Goal
Nothing but the lines from the line with "What matplotlib code" to the line with "return 1 - py / H", both included, is to be repeated, and those exactly. Leave out the pictures.

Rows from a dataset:
┌──
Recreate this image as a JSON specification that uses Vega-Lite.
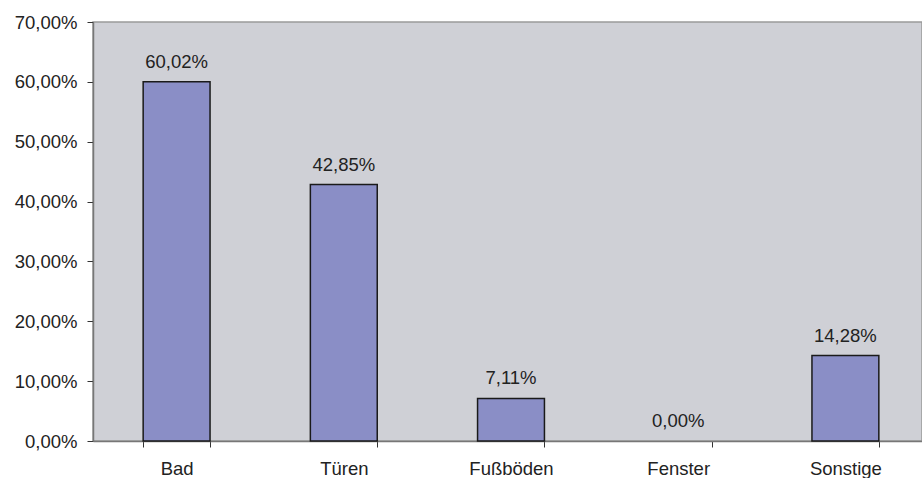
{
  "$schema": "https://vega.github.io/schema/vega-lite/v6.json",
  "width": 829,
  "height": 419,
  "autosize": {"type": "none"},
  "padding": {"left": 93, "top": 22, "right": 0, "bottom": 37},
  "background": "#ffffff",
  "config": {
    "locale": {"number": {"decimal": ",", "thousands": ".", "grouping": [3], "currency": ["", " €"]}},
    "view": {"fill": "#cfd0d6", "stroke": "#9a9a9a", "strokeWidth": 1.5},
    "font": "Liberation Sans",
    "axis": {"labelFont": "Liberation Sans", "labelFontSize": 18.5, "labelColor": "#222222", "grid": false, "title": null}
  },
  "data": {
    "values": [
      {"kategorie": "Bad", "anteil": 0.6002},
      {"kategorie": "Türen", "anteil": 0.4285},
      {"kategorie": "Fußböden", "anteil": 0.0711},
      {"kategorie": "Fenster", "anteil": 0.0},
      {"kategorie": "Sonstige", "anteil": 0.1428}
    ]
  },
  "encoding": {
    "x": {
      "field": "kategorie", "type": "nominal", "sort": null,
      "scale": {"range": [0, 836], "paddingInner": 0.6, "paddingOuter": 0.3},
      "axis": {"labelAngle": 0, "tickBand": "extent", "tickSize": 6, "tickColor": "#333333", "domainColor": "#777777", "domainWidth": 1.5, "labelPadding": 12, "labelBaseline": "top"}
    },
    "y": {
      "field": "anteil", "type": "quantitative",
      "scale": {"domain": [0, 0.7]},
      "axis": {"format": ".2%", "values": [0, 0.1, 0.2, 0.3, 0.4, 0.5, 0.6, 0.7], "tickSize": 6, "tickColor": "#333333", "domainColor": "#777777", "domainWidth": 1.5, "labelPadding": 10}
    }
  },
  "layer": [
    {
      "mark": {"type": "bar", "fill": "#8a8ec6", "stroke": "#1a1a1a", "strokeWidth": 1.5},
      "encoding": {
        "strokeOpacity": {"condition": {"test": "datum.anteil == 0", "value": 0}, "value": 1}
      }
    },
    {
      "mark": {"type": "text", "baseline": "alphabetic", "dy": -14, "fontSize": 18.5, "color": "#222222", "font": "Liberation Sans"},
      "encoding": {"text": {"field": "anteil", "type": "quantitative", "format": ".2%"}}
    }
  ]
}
└──
┌──
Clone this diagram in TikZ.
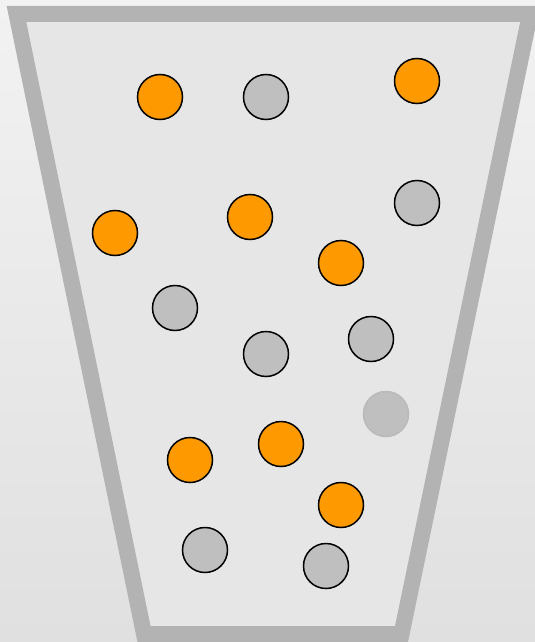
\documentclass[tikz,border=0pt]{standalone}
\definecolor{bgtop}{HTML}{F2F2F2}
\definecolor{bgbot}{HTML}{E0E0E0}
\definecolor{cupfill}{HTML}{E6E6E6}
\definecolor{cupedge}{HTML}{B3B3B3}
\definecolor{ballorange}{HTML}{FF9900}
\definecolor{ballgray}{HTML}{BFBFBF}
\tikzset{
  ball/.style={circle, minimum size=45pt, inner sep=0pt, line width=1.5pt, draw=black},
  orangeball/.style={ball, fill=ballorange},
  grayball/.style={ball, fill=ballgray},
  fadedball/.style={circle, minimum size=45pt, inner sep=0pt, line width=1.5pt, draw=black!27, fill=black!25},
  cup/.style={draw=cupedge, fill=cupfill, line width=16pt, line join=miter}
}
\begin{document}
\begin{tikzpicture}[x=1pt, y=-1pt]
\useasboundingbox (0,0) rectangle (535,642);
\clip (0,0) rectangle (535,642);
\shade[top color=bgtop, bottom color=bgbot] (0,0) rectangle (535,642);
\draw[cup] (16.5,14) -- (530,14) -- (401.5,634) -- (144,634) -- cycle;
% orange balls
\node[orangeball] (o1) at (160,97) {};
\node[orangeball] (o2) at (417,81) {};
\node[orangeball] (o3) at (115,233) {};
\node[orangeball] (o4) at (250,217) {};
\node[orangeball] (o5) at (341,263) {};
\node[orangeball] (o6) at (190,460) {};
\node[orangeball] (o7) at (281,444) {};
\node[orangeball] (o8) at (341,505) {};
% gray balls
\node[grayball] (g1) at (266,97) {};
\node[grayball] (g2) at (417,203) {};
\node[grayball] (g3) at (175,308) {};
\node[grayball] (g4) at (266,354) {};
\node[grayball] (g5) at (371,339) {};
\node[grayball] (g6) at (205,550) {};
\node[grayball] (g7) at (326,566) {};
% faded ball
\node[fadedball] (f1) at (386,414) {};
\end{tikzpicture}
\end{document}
└──
┌──
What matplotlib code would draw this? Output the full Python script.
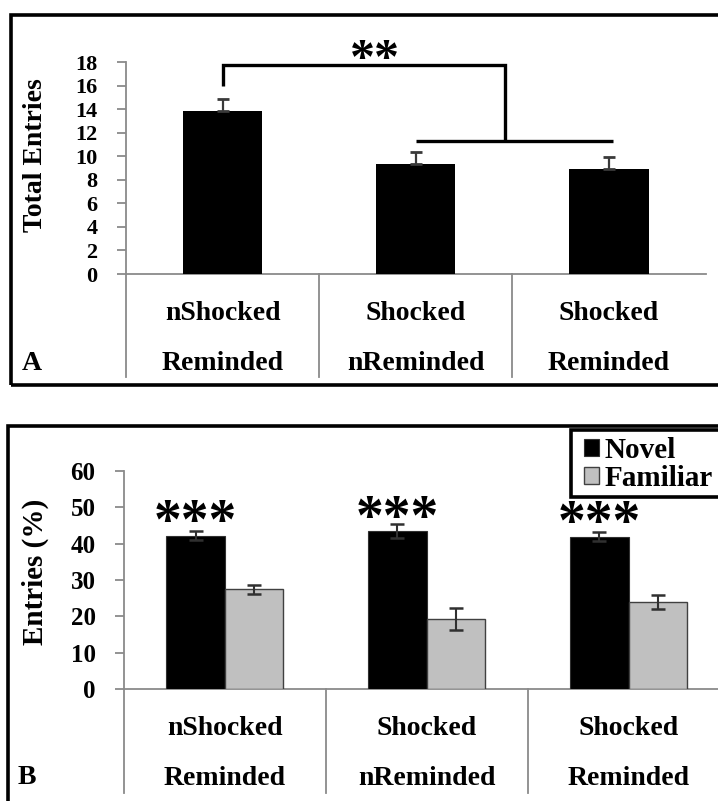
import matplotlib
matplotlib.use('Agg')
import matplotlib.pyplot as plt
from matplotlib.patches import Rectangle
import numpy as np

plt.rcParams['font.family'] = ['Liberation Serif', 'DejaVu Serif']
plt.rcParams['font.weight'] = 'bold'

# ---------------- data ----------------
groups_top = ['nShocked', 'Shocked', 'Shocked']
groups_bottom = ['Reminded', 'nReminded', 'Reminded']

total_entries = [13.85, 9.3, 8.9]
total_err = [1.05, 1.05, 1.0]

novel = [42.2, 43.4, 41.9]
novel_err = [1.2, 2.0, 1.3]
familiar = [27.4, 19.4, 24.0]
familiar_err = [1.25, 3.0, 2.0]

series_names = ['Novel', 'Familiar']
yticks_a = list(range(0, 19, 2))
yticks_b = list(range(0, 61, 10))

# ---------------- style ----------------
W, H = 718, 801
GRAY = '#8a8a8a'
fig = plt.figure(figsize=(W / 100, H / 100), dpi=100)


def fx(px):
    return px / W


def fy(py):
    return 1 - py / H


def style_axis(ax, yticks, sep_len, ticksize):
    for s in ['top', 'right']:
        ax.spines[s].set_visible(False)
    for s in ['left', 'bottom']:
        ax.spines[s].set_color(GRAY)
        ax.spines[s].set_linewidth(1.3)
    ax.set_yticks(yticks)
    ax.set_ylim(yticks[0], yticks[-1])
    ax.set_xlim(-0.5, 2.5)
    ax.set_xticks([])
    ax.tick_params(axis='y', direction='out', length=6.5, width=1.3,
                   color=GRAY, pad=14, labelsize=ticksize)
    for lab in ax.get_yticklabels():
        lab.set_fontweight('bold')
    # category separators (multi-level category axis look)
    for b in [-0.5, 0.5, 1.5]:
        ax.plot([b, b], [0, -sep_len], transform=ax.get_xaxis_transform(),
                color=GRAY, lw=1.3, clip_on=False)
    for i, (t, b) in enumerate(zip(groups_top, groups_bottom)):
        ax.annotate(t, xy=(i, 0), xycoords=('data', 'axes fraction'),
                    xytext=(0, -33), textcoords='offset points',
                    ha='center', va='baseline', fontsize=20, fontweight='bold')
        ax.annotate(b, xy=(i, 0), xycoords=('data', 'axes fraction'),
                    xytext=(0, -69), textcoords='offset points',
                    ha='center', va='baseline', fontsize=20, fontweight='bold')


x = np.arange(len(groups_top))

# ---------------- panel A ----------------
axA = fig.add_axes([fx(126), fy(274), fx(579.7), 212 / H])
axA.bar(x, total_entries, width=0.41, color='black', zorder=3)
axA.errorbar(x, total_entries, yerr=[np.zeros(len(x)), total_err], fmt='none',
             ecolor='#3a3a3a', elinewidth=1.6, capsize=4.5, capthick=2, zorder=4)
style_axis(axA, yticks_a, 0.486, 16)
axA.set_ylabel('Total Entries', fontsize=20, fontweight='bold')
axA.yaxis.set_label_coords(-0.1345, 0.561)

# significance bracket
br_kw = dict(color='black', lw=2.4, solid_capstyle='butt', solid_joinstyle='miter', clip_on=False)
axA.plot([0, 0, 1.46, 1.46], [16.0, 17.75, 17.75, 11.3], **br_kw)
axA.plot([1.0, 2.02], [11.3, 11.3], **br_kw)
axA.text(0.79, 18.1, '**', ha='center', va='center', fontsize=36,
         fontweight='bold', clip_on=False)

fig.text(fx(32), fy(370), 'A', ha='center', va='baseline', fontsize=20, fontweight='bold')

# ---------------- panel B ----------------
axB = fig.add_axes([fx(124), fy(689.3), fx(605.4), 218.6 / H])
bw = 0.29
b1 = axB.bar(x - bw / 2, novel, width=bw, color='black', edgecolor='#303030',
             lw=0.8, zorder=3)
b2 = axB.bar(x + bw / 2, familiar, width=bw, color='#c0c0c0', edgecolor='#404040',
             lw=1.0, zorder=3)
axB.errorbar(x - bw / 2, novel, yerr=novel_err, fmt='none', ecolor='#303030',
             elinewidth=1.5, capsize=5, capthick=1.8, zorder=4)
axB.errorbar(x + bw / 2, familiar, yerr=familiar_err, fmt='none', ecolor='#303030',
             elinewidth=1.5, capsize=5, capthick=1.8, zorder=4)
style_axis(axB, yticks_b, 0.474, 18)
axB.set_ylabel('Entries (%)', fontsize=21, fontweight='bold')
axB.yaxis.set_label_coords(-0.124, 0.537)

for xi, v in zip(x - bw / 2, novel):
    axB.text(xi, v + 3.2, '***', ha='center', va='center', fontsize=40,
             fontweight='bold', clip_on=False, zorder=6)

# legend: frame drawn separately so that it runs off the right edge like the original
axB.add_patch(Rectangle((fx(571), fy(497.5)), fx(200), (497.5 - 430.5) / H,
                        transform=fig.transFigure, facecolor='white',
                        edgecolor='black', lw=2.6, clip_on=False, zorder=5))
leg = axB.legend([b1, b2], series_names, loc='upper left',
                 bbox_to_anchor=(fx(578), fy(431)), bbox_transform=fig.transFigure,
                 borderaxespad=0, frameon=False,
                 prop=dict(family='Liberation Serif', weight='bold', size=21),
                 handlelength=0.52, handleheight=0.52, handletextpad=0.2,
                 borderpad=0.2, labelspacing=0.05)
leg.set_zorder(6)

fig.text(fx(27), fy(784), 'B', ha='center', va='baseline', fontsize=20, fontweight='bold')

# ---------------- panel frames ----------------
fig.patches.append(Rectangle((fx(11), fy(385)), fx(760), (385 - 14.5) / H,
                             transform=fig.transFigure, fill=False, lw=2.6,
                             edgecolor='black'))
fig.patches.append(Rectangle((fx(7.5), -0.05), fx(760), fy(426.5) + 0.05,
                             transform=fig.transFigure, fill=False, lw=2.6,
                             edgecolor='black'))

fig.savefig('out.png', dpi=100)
└──
Solution to the problem
What matplotlib code would draw this? Output the full Python script.
import matplotlib
matplotlib.use('Agg')
import matplotlib.pyplot as plt
from matplotlib.patches import Rectangle
import numpy as np

plt.rcParams['font.family'] = ['Liberation Serif', 'DejaVu Serif']
plt.rcParams['font.weight'] = 'bold'

# ---------------- data ----------------
groups_top = ['nShocked', 'Shocked', 'Shocked']
groups_bottom = ['Reminded', 'nReminded', 'Reminded']

total_entries = [13.85, 9.3, 8.9]
total_err = [1.05, 1.05, 1.0]

novel = [42.2, 43.4, 41.9]
novel_err = [1.2, 2.0, 1.3]
familiar = [27.4, 19.4, 24.0]
familiar_err = [1.25, 3.0, 2.0]

series_names = ['Novel', 'Familiar']
yticks_a = list(range(0, 19, 2))
yticks_b = list(range(0, 61, 10))

# ---------------- style ----------------
W, H = 718, 801
GRAY = '#8a8a8a'
fig = plt.figure(figsize=(W / 100, H / 100), dpi=100)


def fx(px):
    return px / W


def fy(py):
    return 1 - py / H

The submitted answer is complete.